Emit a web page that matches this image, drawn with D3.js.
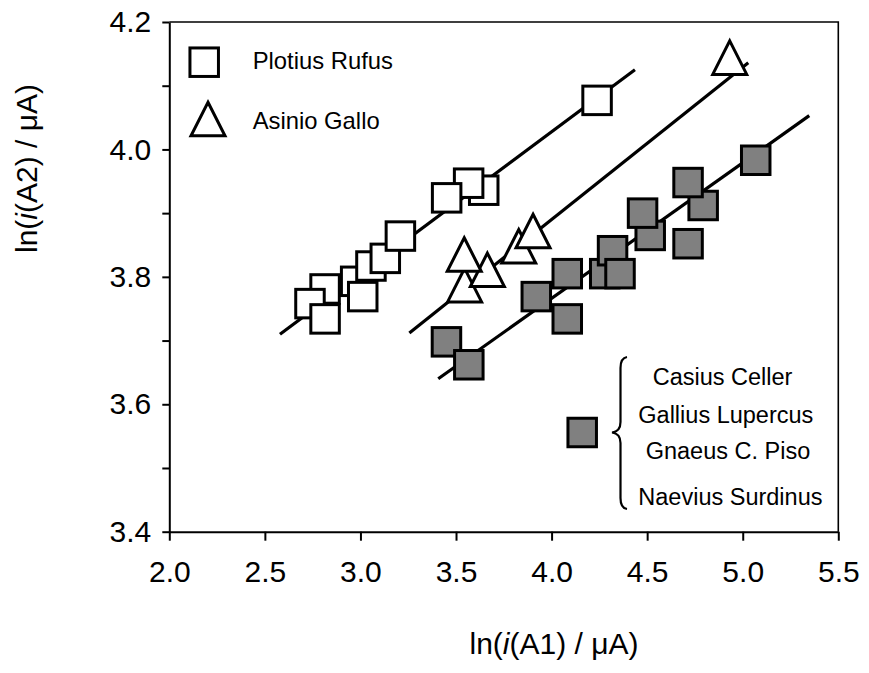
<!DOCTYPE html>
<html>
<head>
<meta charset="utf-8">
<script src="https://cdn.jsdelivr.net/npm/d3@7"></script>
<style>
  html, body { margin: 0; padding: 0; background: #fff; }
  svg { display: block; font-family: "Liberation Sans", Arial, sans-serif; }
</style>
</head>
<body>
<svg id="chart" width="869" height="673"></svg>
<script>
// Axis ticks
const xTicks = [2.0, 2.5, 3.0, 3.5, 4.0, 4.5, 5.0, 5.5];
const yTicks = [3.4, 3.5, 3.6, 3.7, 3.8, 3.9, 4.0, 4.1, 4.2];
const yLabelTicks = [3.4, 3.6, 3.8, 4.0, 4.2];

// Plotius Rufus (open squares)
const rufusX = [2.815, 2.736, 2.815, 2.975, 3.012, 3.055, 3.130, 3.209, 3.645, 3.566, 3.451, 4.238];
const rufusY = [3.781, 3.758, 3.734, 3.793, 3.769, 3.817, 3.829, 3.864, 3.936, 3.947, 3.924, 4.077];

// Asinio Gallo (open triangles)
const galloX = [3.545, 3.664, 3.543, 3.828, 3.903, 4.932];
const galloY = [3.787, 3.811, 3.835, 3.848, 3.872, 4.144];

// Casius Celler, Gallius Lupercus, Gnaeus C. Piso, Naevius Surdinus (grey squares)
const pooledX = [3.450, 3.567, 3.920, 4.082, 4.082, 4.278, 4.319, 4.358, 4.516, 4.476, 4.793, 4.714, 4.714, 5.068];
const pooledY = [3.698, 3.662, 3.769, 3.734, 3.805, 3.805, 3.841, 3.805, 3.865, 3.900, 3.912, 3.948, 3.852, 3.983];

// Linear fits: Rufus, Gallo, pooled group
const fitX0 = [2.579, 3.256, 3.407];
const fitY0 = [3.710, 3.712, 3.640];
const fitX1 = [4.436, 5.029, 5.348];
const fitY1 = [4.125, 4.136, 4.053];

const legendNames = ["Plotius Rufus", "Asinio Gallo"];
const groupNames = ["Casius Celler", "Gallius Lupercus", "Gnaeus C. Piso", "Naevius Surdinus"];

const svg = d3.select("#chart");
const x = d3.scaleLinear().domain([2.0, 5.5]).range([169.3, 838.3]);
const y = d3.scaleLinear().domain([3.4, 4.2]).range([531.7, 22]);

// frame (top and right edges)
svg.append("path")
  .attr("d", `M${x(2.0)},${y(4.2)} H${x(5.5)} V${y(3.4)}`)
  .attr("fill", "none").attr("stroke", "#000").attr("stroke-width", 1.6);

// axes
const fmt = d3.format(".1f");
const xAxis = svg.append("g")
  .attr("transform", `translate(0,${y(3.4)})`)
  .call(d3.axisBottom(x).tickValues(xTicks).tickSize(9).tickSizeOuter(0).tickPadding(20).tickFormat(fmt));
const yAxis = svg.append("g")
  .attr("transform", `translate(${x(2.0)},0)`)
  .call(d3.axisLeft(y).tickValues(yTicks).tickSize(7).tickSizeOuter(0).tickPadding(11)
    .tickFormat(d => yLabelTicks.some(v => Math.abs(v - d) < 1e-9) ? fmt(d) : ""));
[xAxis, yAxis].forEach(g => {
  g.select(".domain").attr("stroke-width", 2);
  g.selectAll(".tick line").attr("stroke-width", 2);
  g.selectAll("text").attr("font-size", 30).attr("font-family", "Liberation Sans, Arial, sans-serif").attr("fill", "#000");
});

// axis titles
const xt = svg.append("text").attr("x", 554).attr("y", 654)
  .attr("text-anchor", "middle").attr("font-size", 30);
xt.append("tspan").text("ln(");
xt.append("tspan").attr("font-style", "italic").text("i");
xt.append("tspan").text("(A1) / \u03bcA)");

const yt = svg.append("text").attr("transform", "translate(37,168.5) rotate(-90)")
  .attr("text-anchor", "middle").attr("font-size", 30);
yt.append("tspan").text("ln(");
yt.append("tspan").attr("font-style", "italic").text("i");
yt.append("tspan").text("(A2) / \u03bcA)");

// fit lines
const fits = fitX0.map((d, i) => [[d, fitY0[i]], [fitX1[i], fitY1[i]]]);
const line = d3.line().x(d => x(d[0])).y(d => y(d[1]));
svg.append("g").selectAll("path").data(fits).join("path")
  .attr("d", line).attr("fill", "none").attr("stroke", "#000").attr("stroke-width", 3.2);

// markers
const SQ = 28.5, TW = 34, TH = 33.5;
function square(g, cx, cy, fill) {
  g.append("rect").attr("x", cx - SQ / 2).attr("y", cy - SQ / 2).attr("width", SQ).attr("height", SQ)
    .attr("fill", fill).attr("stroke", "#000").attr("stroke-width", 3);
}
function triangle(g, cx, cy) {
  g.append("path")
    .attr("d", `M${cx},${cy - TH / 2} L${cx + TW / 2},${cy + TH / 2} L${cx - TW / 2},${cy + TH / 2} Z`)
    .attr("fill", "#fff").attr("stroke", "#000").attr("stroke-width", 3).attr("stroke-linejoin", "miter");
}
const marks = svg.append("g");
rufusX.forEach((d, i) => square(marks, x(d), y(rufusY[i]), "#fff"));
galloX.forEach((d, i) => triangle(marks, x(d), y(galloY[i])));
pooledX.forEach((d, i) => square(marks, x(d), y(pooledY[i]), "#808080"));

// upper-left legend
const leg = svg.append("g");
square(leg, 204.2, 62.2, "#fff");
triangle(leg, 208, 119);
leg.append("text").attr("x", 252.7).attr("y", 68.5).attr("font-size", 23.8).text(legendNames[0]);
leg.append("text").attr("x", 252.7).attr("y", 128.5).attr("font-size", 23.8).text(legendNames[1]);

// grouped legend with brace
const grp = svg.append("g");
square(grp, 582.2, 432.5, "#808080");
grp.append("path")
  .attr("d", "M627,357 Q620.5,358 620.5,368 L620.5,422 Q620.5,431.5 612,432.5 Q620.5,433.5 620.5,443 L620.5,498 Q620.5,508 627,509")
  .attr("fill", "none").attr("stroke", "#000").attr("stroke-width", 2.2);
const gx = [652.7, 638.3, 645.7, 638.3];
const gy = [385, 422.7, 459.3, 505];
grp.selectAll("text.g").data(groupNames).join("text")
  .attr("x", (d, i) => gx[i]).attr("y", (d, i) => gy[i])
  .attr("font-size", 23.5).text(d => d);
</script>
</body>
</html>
┄┄┄┄┄┄┄┄┄┄
Exercise brief
Go through the material above and count the lines that contain "with"; give that number alone.

Exercise solution
2